Years later, when I moved to the South of France I fulfilled that goal with a 1450cc Harley Davidson. But I had not ridden a bike for years, so following my adherence to the principle of practice, I contacted a Motor Cycling Academy.
The service and attention was excellent and my teacher, a veteran motorcycle police trainer of 20 years, instilled me with confidence. The one-to-one intensive course commenced with me being taken through all the principles. Then, having understood what was involved, the practice of the principles followed.

Starting on a small bike in a training park I was able to master the principles and rose to the ranks of the Heritage Classic Springer. At the end of the course my instructor reminded me to never stop practicing.

The day I collected my Harley, which was the same model I had practiced on, I was nervous. As you get older you become more aware of your vulnerability and it didn’t help that near the Italian border where I collected the bike, everyone considers themselves as a practicing Michael Schumacher but without his knowledge of driving principles.

Taking the bike out everyday, to practice, my confidence began to build. At hazardous points in the road my concentration allowed me to even hear the instructor’s voice in my ear advising, confirming or praising my actions.

Often, we will drive to work or home and because we have either been absorbed in our thoughts, the radio, or more commonly today, a phone call, we arrive at our destination almost unaware of our journey. It is almost as though we have driven on autopilot.

I have made the point that the majority of accidents can be traced back to a lack of concentration, or awareness, and often we learn greater awareness because of an accident. I am absolutely certain that if I had practiced sufficiently the principles that I had learned later, my accident all those years ago would have been avoided.

Whenever something is important to us we should be more aware, but it’s seldom that we are.

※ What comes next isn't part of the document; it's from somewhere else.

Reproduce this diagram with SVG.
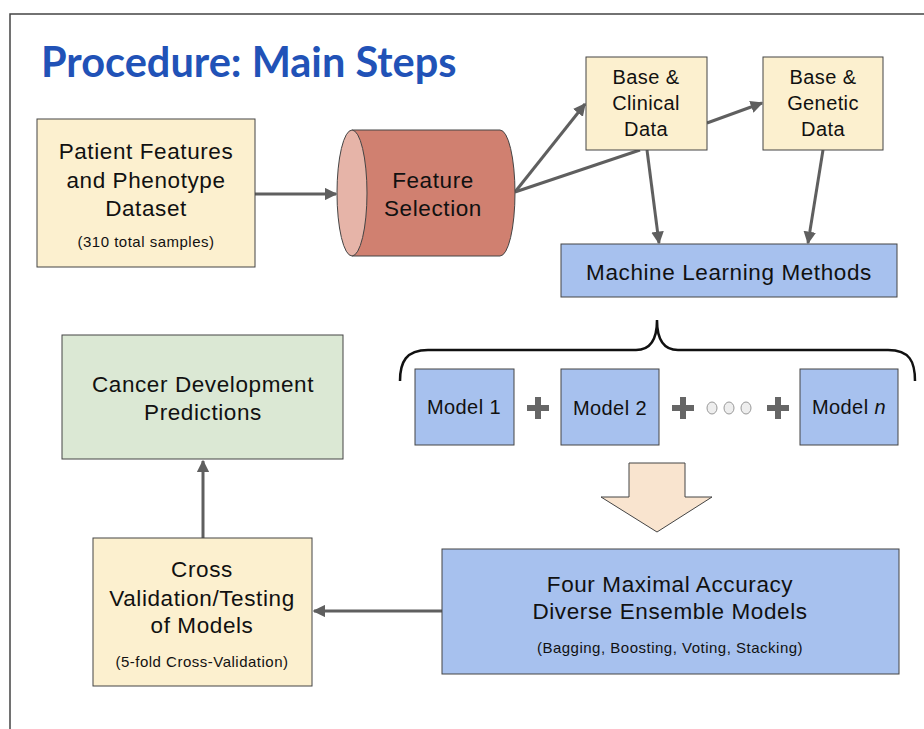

Too often we are so involved in the hustle and bustle of business to practice the principles that we know make good sense and lead to success. Promising that someday we will take the time out is not good enough.

The world of entrepreneurship may be likened to driving something that we are not quite used to, in surroundings that suddenly appear more hazardous than we initially thought.

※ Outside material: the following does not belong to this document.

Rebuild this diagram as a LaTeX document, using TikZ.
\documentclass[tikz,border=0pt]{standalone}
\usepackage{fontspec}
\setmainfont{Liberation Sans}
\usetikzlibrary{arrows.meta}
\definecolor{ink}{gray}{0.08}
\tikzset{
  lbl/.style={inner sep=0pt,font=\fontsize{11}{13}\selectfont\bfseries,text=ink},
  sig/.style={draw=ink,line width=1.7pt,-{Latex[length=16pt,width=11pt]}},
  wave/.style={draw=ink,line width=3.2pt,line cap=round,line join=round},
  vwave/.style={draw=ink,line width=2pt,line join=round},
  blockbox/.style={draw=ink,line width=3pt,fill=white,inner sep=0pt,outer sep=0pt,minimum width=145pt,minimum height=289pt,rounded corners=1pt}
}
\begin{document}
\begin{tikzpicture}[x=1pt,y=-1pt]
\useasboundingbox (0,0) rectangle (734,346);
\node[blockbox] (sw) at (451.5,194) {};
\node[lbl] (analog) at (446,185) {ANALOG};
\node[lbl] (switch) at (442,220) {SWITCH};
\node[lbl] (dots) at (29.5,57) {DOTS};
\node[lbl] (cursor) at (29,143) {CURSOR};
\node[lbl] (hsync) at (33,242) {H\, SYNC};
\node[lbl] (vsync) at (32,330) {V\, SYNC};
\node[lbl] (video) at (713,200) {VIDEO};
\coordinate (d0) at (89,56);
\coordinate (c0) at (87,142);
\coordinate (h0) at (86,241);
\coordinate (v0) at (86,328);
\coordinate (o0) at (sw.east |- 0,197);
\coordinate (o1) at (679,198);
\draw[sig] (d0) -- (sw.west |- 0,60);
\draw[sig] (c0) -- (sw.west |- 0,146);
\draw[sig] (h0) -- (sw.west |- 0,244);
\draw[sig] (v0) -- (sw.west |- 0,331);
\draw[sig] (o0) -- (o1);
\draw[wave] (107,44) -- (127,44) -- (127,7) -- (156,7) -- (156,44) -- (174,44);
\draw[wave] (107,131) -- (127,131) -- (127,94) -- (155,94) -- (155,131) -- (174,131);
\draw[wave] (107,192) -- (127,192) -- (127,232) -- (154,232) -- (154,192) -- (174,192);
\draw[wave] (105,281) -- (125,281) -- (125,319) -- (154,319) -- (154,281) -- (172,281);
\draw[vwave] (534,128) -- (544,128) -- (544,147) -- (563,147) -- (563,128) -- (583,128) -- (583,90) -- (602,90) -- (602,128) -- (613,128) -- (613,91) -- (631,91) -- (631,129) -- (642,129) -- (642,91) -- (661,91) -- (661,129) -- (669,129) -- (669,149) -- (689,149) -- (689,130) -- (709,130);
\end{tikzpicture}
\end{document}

The habit is to retreat to the comfort of being cocooned in something that we believe to be more secure, where we can relax our concentration, and get somewhere without too much concern as to how we did it.

Such a habit must be replaced with acknowledging those principles that will ensure we can achieve our goals and practicing resolutely until we do.

The clear Turning Point for me was that whatever I want to do I make certain I practice, practice and practice and never stop practicing.

And what was the second good thing that came from the accident? Well, the Major was the commanding officer of my future father-in-law – but that’s another story.